== TO DO ==
Go through the records and give each one again exactly.

== DATASET EXCERPTS ==
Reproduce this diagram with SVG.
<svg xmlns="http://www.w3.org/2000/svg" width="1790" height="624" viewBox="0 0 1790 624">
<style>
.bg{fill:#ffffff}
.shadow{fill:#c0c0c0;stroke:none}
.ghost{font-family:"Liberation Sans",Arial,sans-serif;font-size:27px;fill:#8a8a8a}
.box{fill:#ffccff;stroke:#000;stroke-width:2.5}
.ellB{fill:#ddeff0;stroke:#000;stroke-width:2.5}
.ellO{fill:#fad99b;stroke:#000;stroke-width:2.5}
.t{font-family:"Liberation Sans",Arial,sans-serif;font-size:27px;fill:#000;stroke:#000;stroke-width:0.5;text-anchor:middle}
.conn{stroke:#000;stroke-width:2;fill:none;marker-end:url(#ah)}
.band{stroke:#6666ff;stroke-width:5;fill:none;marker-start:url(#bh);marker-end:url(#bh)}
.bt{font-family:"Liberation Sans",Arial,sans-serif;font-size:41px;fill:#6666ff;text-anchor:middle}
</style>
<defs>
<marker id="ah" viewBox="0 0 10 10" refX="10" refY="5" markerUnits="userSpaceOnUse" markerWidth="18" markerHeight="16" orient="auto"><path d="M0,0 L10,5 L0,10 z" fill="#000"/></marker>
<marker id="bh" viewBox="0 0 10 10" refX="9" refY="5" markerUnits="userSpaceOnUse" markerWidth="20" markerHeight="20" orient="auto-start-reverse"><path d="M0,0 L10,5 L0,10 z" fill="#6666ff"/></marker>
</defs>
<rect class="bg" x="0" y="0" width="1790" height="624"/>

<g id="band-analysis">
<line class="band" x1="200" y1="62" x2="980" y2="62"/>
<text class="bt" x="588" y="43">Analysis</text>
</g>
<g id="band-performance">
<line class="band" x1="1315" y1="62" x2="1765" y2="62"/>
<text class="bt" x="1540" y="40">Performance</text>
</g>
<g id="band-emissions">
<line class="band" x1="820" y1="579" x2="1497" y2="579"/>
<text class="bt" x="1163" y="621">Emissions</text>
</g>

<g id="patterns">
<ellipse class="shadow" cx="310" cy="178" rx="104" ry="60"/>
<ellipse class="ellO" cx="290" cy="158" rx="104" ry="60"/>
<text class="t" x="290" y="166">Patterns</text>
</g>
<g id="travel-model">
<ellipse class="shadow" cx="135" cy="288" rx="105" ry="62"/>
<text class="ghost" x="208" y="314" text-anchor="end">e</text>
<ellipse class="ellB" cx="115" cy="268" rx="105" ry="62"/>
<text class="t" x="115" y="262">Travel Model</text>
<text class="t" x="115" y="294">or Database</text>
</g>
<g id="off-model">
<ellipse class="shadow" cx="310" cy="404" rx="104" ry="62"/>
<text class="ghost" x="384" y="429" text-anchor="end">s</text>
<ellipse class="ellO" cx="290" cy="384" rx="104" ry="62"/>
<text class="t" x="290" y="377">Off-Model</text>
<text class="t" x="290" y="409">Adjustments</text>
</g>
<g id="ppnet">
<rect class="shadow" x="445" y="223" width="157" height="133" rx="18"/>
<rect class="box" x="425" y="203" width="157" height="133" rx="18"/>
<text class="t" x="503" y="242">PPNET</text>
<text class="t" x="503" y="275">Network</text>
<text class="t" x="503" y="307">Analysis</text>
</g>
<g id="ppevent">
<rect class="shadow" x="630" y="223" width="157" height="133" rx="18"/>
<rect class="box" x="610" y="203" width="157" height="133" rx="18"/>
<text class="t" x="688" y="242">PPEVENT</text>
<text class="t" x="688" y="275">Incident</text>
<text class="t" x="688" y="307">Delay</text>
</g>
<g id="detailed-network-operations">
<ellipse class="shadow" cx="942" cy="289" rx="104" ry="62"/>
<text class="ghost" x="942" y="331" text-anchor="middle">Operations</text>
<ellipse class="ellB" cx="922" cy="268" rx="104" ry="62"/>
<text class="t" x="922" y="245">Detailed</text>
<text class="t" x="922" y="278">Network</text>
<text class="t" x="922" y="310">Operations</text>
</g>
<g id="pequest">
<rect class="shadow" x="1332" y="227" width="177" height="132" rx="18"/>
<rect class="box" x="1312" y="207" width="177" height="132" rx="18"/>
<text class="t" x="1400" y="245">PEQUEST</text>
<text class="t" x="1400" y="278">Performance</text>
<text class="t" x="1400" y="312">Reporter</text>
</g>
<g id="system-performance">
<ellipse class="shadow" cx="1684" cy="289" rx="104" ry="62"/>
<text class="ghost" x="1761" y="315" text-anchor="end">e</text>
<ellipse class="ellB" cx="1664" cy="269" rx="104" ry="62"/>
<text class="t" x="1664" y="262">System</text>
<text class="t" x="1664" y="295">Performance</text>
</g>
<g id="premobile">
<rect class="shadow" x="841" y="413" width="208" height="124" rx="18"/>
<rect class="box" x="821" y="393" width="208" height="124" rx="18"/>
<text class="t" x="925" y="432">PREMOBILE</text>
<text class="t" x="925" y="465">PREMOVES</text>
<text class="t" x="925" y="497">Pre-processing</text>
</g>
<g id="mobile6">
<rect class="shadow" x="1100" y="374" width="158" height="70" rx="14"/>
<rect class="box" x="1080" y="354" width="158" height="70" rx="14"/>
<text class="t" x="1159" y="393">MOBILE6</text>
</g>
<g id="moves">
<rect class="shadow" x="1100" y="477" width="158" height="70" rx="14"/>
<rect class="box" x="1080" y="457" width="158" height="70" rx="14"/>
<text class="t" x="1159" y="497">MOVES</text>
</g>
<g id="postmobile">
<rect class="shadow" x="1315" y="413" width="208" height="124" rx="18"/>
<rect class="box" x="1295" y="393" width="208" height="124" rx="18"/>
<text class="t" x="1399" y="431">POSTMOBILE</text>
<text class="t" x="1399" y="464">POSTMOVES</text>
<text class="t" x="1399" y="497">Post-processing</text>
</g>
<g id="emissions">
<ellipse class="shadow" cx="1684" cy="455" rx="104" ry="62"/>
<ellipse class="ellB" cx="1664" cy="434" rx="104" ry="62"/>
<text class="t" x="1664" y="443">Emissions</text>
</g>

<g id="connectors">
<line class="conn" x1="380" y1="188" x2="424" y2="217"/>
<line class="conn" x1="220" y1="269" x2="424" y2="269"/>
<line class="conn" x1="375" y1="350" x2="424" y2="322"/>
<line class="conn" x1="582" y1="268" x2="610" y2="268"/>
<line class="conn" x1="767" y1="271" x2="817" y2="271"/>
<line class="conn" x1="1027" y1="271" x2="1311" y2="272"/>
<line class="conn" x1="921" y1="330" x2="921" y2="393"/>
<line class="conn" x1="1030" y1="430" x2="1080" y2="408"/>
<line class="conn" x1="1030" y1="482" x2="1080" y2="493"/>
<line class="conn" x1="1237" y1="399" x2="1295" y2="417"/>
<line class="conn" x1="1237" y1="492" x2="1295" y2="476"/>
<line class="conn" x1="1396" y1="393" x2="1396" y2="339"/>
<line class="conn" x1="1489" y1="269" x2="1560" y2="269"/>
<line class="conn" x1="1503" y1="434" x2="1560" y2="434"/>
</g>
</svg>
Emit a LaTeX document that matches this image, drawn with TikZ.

== ANSWER TO THIS PROBLEM ==
Reproduce this diagram with SVG.
<svg xmlns="http://www.w3.org/2000/svg" width="1790" height="624" viewBox="0 0 1790 624">
<style>
.bg{fill:#ffffff}
.shadow{fill:#c0c0c0;stroke:none}
.ghost{font-family:"Liberation Sans",Arial,sans-serif;font-size:27px;fill:#8a8a8a}
.box{fill:#ffccff;stroke:#000;stroke-width:2.5}
.ellB{fill:#ddeff0;stroke:#000;stroke-width:2.5}
.ellO{fill:#fad99b;stroke:#000;stroke-width:2.5}
.t{font-family:"Liberation Sans",Arial,sans-serif;font-size:27px;fill:#000;stroke:#000;stroke-width:0.5;text-anchor:middle}
.conn{stroke:#000;stroke-width:2;fill:none;marker-end:url(#ah)}
.band{stroke:#6666ff;stroke-width:5;fill:none;marker-start:url(#bh);marker-end:url(#bh)}
.bt{font-family:"Liberation Sans",Arial,sans-serif;font-size:41px;fill:#6666ff;text-anchor:middle}
</style>
<defs>
<marker id="ah" viewBox="0 0 10 10" refX="10" refY="5" markerUnits="userSpaceOnUse" markerWidth="18" markerHeight="16" orient="auto"><path d="M0,0 L10,5 L0,10 z" fill="#000"/></marker>
<marker id="bh" viewBox="0 0 10 10" refX="9" refY="5" markerUnits="userSpaceOnUse" markerWidth="20" markerHeight="20" orient="auto-start-reverse"><path d="M0,0 L10,5 L0,10 z" fill="#6666ff"/></marker>
</defs>
<rect class="bg" x="0" y="0" width="1790" height="624"/>

<g id="band-analysis">
<line class="band" x1="200" y1="62" x2="980" y2="62"/>
<text class="bt" x="588" y="43">Analysis</text>
</g>
<g id="band-performance">
<line class="band" x1="1315" y1="62" x2="1765" y2="62"/>
<text class="bt" x="1540" y="40">Performance</text>
</g>
<g id="band-emissions">
<line class="band" x1="820" y1="579" x2="1497" y2="579"/>
<text class="bt" x="1163" y="621">Emissions</text>
</g>

<g id="patterns">
<ellipse class="shadow" cx="310" cy="178" rx="104" ry="60"/>
<ellipse class="ellO" cx="290" cy="158" rx="104" ry="60"/>
<text class="t" x="290" y="166">Patterns</text>
</g>
<g id="travel-model">
<ellipse class="shadow" cx="135" cy="288" rx="105" ry="62"/>
<text class="ghost" x="208" y="314" text-anchor="end">e</text>
<ellipse class="ellB" cx="115" cy="268" rx="105" ry="62"/>
<text class="t" x="115" y="262">Travel Model</text>
<text class="t" x="115" y="294">or Database</text>
</g>
<g id="off-model">
<ellipse class="shadow" cx="310" cy="404" rx="104" ry="62"/>
<text class="ghost" x="384" y="429" text-anchor="end">s</text>
<ellipse class="ellO" cx="290" cy="384" rx="104" ry="62"/>
<text class="t" x="290" y="377">Off-Model</text>
<text class="t" x="290" y="409">Adjustments</text>
</g>
<g id="ppnet">
<rect class="shadow" x="445" y="223" width="157" height="133" rx="18"/>
<rect class="box" x="425" y="203" width="157" height="133" rx="18"/>
<text class="t" x="503" y="242">PPNET</text>
<text class="t" x="503" y="275">Network</text>
<text class="t" x="503" y="307">Analysis</text>
</g>
<g id="ppevent">
<rect class="shadow" x="630" y="223" width="157" height="133" rx="18"/>
<rect class="box" x="610" y="203" width="157" height="133" rx="18"/>
<text class="t" x="688" y="242">PPEVENT</text>
<text class="t" x="688" y="275">Incident</text>
<text class="t" x="688" y="307">Delay</text>
</g>
<g id="detailed-network-operations">
<ellipse class="shadow" cx="942" cy="289" rx="104" ry="62"/>
<text class="ghost" x="942" y="331" text-anchor="middle">Operations</text>
<ellipse class="ellB" cx="922" cy="268" rx="104" ry="62"/>
<text class="t" x="922" y="245">Detailed</text>
<text class="t" x="922" y="278">Network</text>
<text class="t" x="922" y="310">Operations</text>
</g>
<g id="pequest">
<rect class="shadow" x="1332" y="227" width="177" height="132" rx="18"/>
<rect class="box" x="1312" y="207" width="177" height="132" rx="18"/>
<text class="t" x="1400" y="245">PEQUEST</text>
<text class="t" x="1400" y="278">Performance</text>
<text class="t" x="1400" y="312">Reporter</text>
</g>
<g id="system-performance">
<ellipse class="shadow" cx="1684" cy="289" rx="104" ry="62"/>
<text class="ghost" x="1761" y="315" text-anchor="end">e</text>
<ellipse class="ellB" cx="1664" cy="269" rx="104" ry="62"/>
<text class="t" x="1664" y="262">System</text>
<text class="t" x="1664" y="295">Performance</text>
</g>
<g id="premobile">
<rect class="shadow" x="841" y="413" width="208" height="124" rx="18"/>
<rect class="box" x="821" y="393" width="208" height="124" rx="18"/>
<text class="t" x="925" y="432">PREMOBILE</text>
<text class="t" x="925" y="465">PREMOVES</text>
<text class="t" x="925" y="497">Pre-processing</text>
</g>
<g id="mobile6">
<rect class="shadow" x="1100" y="374" width="158" height="70" rx="14"/>
<rect class="box" x="1080" y="354" width="158" height="70" rx="14"/>
<text class="t" x="1159" y="393">MOBILE6</text>
</g>
<g id="moves">
<rect class="shadow" x="1100" y="477" width="158" height="70" rx="14"/>
<rect class="box" x="1080" y="457" width="158" height="70" rx="14"/>
<text class="t" x="1159" y="497">MOVES</text>
</g>
<g id="postmobile">
<rect class="shadow" x="1315" y="413" width="208" height="124" rx="18"/>
<rect class="box" x="1295" y="393" width="208" height="124" rx="18"/>
<text class="t" x="1399" y="431">POSTMOBILE</text>
<text class="t" x="1399" y="464">POSTMOVES</text>
<text class="t" x="1399" y="497">Post-processing</text>
</g>
<g id="emissions">
<ellipse class="shadow" cx="1684" cy="455" rx="104" ry="62"/>
<ellipse class="ellB" cx="1664" cy="434" rx="104" ry="62"/>
<text class="t" x="1664" y="443">Emissions</text>
</g>

<g id="connectors">
<line class="conn" x1="380" y1="188" x2="424" y2="217"/>
<line class="conn" x1="220" y1="269" x2="424" y2="269"/>
<line class="conn" x1="375" y1="350" x2="424" y2="322"/>
<line class="conn" x1="582" y1="268" x2="610" y2="268"/>
<line class="conn" x1="767" y1="271" x2="817" y2="271"/>
<line class="conn" x1="1027" y1="271" x2="1311" y2="272"/>
<line class="conn" x1="921" y1="330" x2="921" y2="393"/>
<line class="conn" x1="1030" y1="430" x2="1080" y2="408"/>
<line class="conn" x1="1030" y1="482" x2="1080" y2="493"/>
<line class="conn" x1="1237" y1="399" x2="1295" y2="417"/>
<line class="conn" x1="1237" y1="492" x2="1295" y2="476"/>
<line class="conn" x1="1396" y1="393" x2="1396" y2="339"/>
<line class="conn" x1="1489" y1="269" x2="1560" y2="269"/>
<line class="conn" x1="1503" y1="434" x2="1560" y2="434"/>
</g>
</svg>
Emit a LaTeX document that matches this image, drawn with TikZ.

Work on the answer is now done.